Structures are built, sold, purchased and renovated throughout many years; the Annex building, built in 1948 is no different.
MSUM has owned the Annex building since 2001, and as the all- too-familiar decreased enrollment takes its toll, the building is for sale.
Terry Shoptaugh, the MSUM archivist, did some digging and discovered previous uses for the building. As one passes the glass block windows on 11th Street South, a cross is built into the structure with clear glass.
Shoptaugh talked to locals hoping to learn more information about the building and its previous uses. He learned it was apartments and then an evangelical church for many years in the 1980s-1990s.
Jan Mahoney, vice president of finance and administration, shed much light on MSUM’s purchase of the building.
“The MSUM Alumni Foundation purchased the building in 2001 with terms that the university would pay all expenses as well as the mortgage over a 20-year period,” she wrote in an email. “In 2006, the university paid the MSUM Alumni Foundation the balance of the original mortgage, $119,757.27.”
The building was used for New Rivers Press storage, storage for the theater department, the environmental health and safety department, art classes, phone-a-thon activities and faculty offices.
For many years, the Annex has housed New Rivers Press’s books from various authors.
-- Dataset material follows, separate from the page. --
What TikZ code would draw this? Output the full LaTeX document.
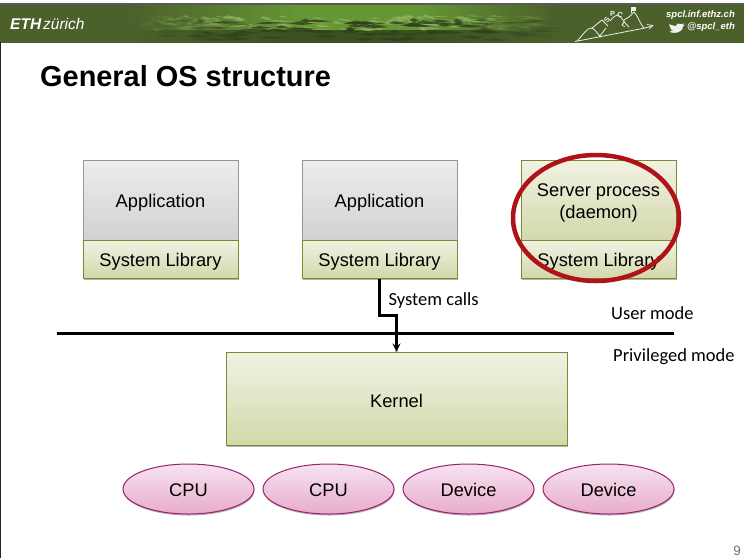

However, in December of 2012, New Rivers Press had to remove the stored books because of water damage and the university’s plans for selling the building.
Suzzanne Kelley, managing editor and co-director of New Rivers Press, is thankful for the space the Annex provided for the storage of many books.
“MSUM has been supportive of our press; the university needed us to relocate so that the building could be put up for sale,” Kelley wrote in an email. “Another on-campus site was located for our books – downstairs in the Center for Business. It’s not as large as the space that we had in the Annex, but we are glad to have our inventory in a secure location.”
Since enrollment is low compared to the period of time between 2001-11, MSUM has less demand for space.
Grier Hall is now available for a swing space for renovation projects, whereas the Annex was once used for a swing space during the renovation of MacLean Hall. The university is working on improving space usage of academic buildings, and in 2011 only 78 percent of the Annex was used.
The 2010 Master Facility Plan contains a summary of the Annex building including its suitability: “Originally constructed as a church, the building is not ideal for current use as storage. Issues for other uses include remoteness, lack of fire protection and accessibility. The main hall and lower level spaces are both accessible only by stairs.”
Currently, MSUM owns the Annex with no mortgage to be paid off, and if the building sells, the money will be used for future facility improvements.